Furrer v. Ferris, 145 U.S. 132 (1892)

Furrer v. Ferris

No. 298

Argued April 13, 1892

Decided May 2, 1892

145 U.S. 132

Syllabus

The findings of a master in chancery, concurred in by the court, are to be taken as presumptively correct, and will be permitted to stand unless some obvious error has intervened in the application of the law or some important mistake has been made in the evidence, neither of which has taken place in this case.

Crawford v. Neal,144 U. S. 585, affirmed and applied.

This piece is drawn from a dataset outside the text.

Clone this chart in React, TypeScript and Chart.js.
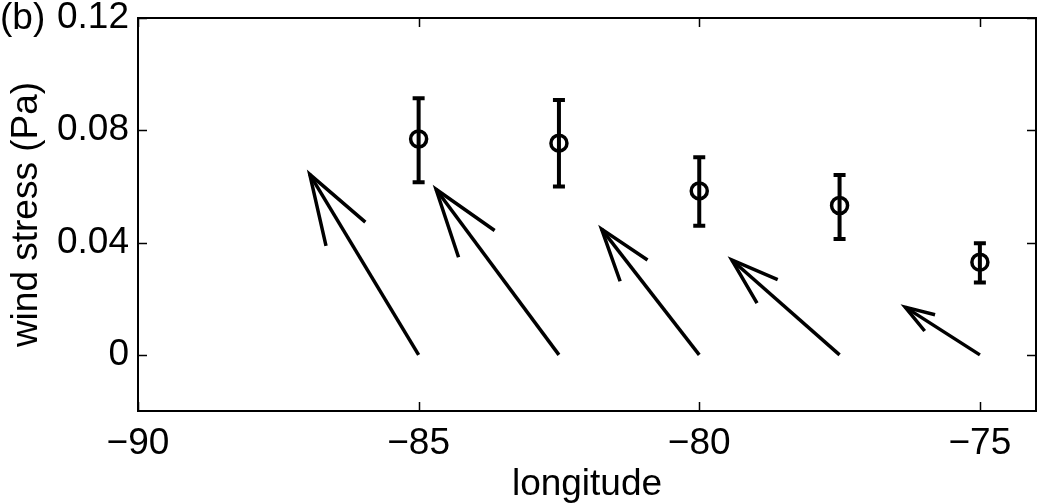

The Court stated the case as follows:

In 1887, appellee was in possession of the property of the Toledo, Columbus and Southern Railway Company, as receiver, having been duly appointed such receiver by the Circuit Court of the United States for the Northern District of Ohio, in a foreclosure suit brought by the American Loan and Trust Company. On October 15, William Furrer, a young man of about twenty-one years of age, driving a load of wood along the public highway, crossed the railroad track, and while making the crossing was thrown from the wagon, struck by the wheels, and instantly killed. On December 15, appellant, the administrator of William Furrer, filed his intervening petition in said circuit court, seeking to recover ten thousand dollars damages on the ground that the death of his intestate occurred through the negligence of the receiver in failing to keep the crossing in good repair. The matter was referred to a master, who took testimony and reported it to the court, together with his conclusion that there was no negligence in respect to such crossing, and therefore no liability on the part of the receiver. This report was confirmed by the circuit, and the intervening petition dismissed. From that decision petitioner appealed to this Court.